INFORMATION PROVIDED »
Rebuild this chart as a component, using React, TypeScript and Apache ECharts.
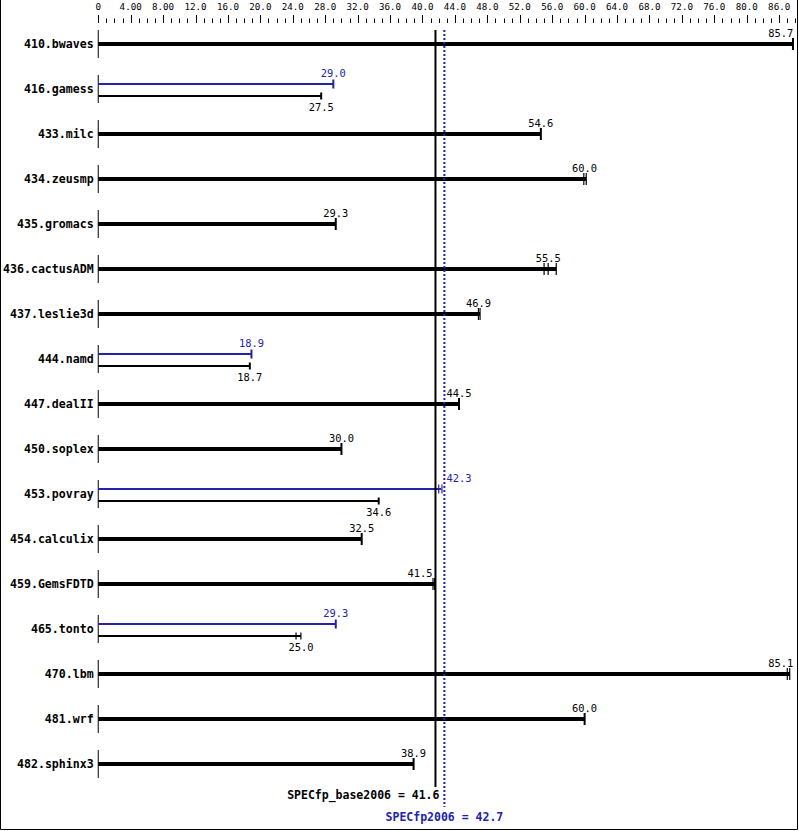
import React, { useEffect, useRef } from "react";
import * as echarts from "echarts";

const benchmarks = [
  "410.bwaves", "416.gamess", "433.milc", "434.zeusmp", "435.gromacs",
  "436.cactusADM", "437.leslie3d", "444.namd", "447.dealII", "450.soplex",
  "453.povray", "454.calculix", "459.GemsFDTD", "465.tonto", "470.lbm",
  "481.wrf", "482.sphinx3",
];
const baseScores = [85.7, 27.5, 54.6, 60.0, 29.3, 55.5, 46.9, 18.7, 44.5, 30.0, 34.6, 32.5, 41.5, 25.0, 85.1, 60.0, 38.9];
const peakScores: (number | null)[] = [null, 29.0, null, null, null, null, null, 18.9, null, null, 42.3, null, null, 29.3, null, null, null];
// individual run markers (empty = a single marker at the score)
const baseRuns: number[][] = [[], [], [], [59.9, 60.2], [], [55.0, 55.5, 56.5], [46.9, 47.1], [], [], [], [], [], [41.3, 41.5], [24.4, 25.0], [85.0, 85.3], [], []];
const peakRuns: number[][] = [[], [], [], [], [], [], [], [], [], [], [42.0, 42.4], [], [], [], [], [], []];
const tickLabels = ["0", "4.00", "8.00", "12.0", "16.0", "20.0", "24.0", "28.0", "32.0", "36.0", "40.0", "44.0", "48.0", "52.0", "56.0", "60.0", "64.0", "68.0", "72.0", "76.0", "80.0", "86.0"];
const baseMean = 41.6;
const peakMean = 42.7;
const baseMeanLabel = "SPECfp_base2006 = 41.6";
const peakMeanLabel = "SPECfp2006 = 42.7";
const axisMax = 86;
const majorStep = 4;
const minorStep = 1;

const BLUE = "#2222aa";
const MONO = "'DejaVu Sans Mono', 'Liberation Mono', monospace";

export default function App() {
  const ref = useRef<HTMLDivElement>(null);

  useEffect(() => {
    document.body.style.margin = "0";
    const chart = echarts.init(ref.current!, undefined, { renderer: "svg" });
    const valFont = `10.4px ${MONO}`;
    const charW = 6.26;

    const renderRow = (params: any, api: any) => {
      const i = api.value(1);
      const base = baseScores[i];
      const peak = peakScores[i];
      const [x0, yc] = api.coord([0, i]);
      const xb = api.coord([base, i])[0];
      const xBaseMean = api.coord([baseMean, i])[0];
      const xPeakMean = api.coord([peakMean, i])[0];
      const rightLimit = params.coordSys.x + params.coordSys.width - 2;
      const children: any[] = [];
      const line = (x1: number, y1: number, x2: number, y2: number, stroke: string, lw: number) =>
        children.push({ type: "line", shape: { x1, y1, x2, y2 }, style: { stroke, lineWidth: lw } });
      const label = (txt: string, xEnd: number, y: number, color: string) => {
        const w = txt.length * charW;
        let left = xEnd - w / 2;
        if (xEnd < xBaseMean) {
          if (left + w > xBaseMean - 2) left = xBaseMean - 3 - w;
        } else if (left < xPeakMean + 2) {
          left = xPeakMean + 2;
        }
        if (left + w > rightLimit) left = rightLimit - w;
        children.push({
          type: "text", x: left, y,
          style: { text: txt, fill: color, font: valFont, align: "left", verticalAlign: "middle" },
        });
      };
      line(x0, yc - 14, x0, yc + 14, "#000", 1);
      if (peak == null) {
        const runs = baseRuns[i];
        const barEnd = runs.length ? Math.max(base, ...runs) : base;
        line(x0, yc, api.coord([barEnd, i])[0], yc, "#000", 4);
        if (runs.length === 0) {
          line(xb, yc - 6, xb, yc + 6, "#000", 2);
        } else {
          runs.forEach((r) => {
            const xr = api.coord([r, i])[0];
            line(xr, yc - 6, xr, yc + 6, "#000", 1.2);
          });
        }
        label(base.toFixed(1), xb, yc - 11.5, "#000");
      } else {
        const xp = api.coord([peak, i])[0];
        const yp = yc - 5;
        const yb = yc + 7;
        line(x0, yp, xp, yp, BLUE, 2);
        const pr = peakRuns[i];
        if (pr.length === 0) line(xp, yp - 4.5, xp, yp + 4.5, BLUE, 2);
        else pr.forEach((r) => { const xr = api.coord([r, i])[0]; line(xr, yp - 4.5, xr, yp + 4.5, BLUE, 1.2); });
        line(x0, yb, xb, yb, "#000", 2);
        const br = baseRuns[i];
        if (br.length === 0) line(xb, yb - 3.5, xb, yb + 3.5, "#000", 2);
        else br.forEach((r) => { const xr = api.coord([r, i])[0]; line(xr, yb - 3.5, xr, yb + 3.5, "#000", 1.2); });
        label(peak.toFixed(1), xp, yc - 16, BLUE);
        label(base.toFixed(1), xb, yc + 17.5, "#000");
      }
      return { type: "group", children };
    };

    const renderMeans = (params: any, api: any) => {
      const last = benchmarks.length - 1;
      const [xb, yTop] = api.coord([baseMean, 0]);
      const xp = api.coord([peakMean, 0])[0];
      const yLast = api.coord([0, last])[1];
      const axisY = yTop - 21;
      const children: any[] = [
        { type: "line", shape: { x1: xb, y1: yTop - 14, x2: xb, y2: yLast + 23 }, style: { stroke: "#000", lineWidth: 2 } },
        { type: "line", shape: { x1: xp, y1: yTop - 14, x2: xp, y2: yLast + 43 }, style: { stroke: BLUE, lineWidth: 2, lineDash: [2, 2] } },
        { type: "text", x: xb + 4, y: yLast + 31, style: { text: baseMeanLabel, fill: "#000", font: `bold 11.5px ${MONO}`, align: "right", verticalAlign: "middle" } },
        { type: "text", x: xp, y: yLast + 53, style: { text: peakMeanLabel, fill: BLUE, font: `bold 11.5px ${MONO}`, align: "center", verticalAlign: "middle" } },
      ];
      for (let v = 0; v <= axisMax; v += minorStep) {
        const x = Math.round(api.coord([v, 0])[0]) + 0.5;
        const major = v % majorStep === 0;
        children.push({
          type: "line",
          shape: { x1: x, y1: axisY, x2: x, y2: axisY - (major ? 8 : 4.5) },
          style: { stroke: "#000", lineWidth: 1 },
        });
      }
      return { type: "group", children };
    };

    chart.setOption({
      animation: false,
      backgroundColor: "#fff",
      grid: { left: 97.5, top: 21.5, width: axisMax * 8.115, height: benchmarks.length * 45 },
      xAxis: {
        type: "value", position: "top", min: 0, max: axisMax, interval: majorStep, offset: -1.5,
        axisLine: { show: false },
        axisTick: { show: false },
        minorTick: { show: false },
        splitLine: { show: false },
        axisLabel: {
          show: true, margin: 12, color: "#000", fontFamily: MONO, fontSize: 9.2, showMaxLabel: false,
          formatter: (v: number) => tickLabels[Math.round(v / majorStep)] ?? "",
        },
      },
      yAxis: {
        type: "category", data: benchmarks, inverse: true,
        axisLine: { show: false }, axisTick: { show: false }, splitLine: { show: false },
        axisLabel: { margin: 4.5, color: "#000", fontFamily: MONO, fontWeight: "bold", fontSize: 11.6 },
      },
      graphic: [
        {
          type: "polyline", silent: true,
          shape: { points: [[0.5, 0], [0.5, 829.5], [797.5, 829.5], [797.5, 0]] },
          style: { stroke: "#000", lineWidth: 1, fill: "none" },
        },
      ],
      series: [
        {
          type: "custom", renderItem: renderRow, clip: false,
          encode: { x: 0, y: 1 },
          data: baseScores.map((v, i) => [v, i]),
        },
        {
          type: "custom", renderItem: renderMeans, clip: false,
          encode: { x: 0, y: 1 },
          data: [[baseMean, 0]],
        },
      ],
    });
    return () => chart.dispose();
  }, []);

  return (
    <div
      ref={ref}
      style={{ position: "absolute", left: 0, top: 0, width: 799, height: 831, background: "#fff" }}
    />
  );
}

WHAT YOU WILL DO » Copy each line in full and exactly, omitting any picture.

FINAL RESULT »
Rebuild this chart as a component, using React, TypeScript and Apache ECharts.
import React, { useEffect, useRef } from "react";
import * as echarts from "echarts";

const benchmarks = [
  "410.bwaves", "416.gamess", "433.milc", "434.zeusmp", "435.gromacs",
  "436.cactusADM", "437.leslie3d", "444.namd", "447.dealII", "450.soplex",
  "453.povray", "454.calculix", "459.GemsFDTD", "465.tonto", "470.lbm",
  "481.wrf", "482.sphinx3",
];
const baseScores = [85.7, 27.5, 54.6, 60.0, 29.3, 55.5, 46.9, 18.7, 44.5, 30.0, 34.6, 32.5, 41.5, 25.0, 85.1, 60.0, 38.9];
const peakScores: (number | null)[] = [null, 29.0, null, null, null, null, null, 18.9, null, null, 42.3, null, null, 29.3, null, null, null];
// individual run markers (empty = a single marker at the score)
const baseRuns: number[][] = [[], [], [], [59.9, 60.2], [], [55.0, 55.5, 56.5], [46.9, 47.1], [], [], [], [], [], [41.3, 41.5], [24.4, 25.0], [85.0, 85.3], [], []];
const peakRuns: number[][] = [[], [], [], [], [], [], [], [], [], [], [42.0, 42.4], [], [], [], [], [], []];
const tickLabels = ["0", "4.00", "8.00", "12.0", "16.0", "20.0", "24.0", "28.0", "32.0", "36.0", "40.0", "44.0", "48.0", "52.0", "56.0", "60.0", "64.0", "68.0", "72.0", "76.0", "80.0", "86.0"];
const baseMean = 41.6;
const peakMean = 42.7;
const baseMeanLabel = "SPECfp_base2006 = 41.6";
const peakMeanLabel = "SPECfp2006 = 42.7";
const axisMax = 86;
const majorStep = 4;
const minorStep = 1;

const BLUE = "#2222aa";
const MONO = "'DejaVu Sans Mono', 'Liberation Mono', monospace";

export default function App() {
  const ref = useRef<HTMLDivElement>(null);

  useEffect(() => {
    document.body.style.margin = "0";
    const chart = echarts.init(ref.current!, undefined, { renderer: "svg" });
    const valFont = `10.4px ${MONO}`;
    const charW = 6.26;

    const renderRow = (params: any, api: any) => {
      const i = api.value(1);
      const base = baseScores[i];
      const peak = peakScores[i];
      const [x0, yc] = api.coord([0, i]);
      const xb = api.coord([base, i])[0];
      const xBaseMean = api.coord([baseMean, i])[0];
      const xPeakMean = api.coord([peakMean, i])[0];
      const rightLimit = params.coordSys.x + params.coordSys.width - 2;
      const children: any[] = [];
      const line = (x1: number, y1: number, x2: number, y2: number, stroke: string, lw: number) =>
        children.push({ type: "line", shape: { x1, y1, x2, y2 }, style: { stroke, lineWidth: lw } });
      const label = (txt: string, xEnd: number, y: number, color: string) => {
        const w = txt.length * charW;
        let left = xEnd - w / 2;
        if (xEnd < xBaseMean) {
          if (left + w > xBaseMean - 2) left = xBaseMean - 3 - w;
        } else if (left < xPeakMean + 2) {
          left = xPeakMean + 2;
        }
        if (left + w > rightLimit) left = rightLimit - w;
        children.push({
          type: "text", x: left, y,
          style: { text: txt, fill: color, font: valFont, align: "left", verticalAlign: "middle" },
        });
      };
      line(x0, yc - 14, x0, yc + 14, "#000", 1);
      if (peak == null) {
        const runs = baseRuns[i];
        const barEnd = runs.length ? Math.max(base, ...runs) : base;
        line(x0, yc, api.coord([barEnd, i])[0], yc, "#000", 4);
        if (runs.length === 0) {
          line(xb, yc - 6, xb, yc + 6, "#000", 2);
        } else {
          runs.forEach((r) => {
            const xr = api.coord([r, i])[0];
            line(xr, yc - 6, xr, yc + 6, "#000", 1.2);
          });
        }
        label(base.toFixed(1), xb, yc - 11.5, "#000");
      } else {
        const xp = api.coord([peak, i])[0];
        const yp = yc - 5;
        const yb = yc + 7;
        line(x0, yp, xp, yp, BLUE, 2);
        const pr = peakRuns[i];
        if (pr.length === 0) line(xp, yp - 4.5, xp, yp + 4.5, BLUE, 2);
        else pr.forEach((r) => { const xr = api.coord([r, i])[0]; line(xr, yp - 4.5, xr, yp + 4.5, BLUE, 1.2); });
        line(x0, yb, xb, yb, "#000", 2);
        const br = baseRuns[i];
        if (br.length === 0) line(xb, yb - 3.5, xb, yb + 3.5, "#000", 2);
        else br.forEach((r) => { const xr = api.coord([r, i])[0]; line(xr, yb - 3.5, xr, yb + 3.5, "#000", 1.2); });
        label(peak.toFixed(1), xp, yc - 16, BLUE);
        label(base.toFixed(1), xb, yc + 17.5, "#000");
      }
      return { type: "group", children };
    };

    const renderMeans = (params: any, api: any) => {
      const last = benchmarks.length - 1;
      const [xb, yTop] = api.coord([baseMean, 0]);
      const xp = api.coord([peakMean, 0])[0];
      const yLast = api.coord([0, last])[1];
      const axisY = yTop - 21;
      const children: any[] = [
        { type: "line", shape: { x1: xb, y1: yTop - 14, x2: xb, y2: yLast + 23 }, style: { stroke: "#000", lineWidth: 2 } },
        { type: "line", shape: { x1: xp, y1: yTop - 14, x2: xp, y2: yLast + 43 }, style: { stroke: BLUE, lineWidth: 2, lineDash: [2, 2] } },
        { type: "text", x: xb + 4, y: yLast + 31, style: { text: baseMeanLabel, fill: "#000", font: `bold 11.5px ${MONO}`, align: "right", verticalAlign: "middle" } },
        { type: "text", x: xp, y: yLast + 53, style: { text: peakMeanLabel, fill: BLUE, font: `bold 11.5px ${MONO}`, align: "center", verticalAlign: "middle" } },
      ];
      for (let v = 0; v <= axisMax; v += minorStep) {
        const x = Math.round(api.coord([v, 0])[0]) + 0.5;
        const major = v % majorStep === 0;
        children.push({
          type: "line",
          shape: { x1: x, y1: axisY, x2: x, y2: axisY - (major ? 8 : 4.5) },
          style: { stroke: "#000", lineWidth: 1 },
        });
      }
      return { type: "group", children };
    };

    chart.setOption({
      animation: false,
      backgroundColor: "#fff",
      grid: { left: 97.5, top: 21.5, width: axisMax * 8.115, height: benchmarks.length * 45 },
      xAxis: {
        type: "value", position: "top", min: 0, max: axisMax, interval: majorStep, offset: -1.5,
        axisLine: { show: false },
        axisTick: { show: false },
        minorTick: { show: false },
        splitLine: { show: false },
        axisLabel: {
          show: true, margin: 12, color: "#000", fontFamily: MONO, fontSize: 9.2, showMaxLabel: false,
          formatter: (v: number) => tickLabels[Math.round(v / majorStep)] ?? "",
        },
      },
      yAxis: {
        type: "category", data: benchmarks, inverse: true,
        axisLine: { show: false }, axisTick: { show: false }, splitLine: { show: false },
        axisLabel: { margin: 4.5, color: "#000", fontFamily: MONO, fontWeight: "bold", fontSize: 11.6 },
      },
      graphic: [
        {
          type: "polyline", silent: true,
          shape: { points: [[0.5, 0], [0.5, 829.5], [797.5, 829.5], [797.5, 0]] },
          style: { stroke: "#000", lineWidth: 1, fill: "none" },
        },
      ],
      series: [
        {
          type: "custom", renderItem: renderRow, clip: false,
          encode: { x: 0, y: 1 },
          data: baseScores.map((v, i) => [v, i]),
        },
        {
          type: "custom", renderItem: renderMeans, clip: false,
          encode: { x: 0, y: 1 },
          data: [[baseMean, 0]],
        },
      ],
    });
    return () => chart.dispose();
  }, []);

  return (
    <div
      ref={ref}
      style={{ position: "absolute", left: 0, top: 0, width: 799, height: 831, background: "#fff" }}
    />
  );
}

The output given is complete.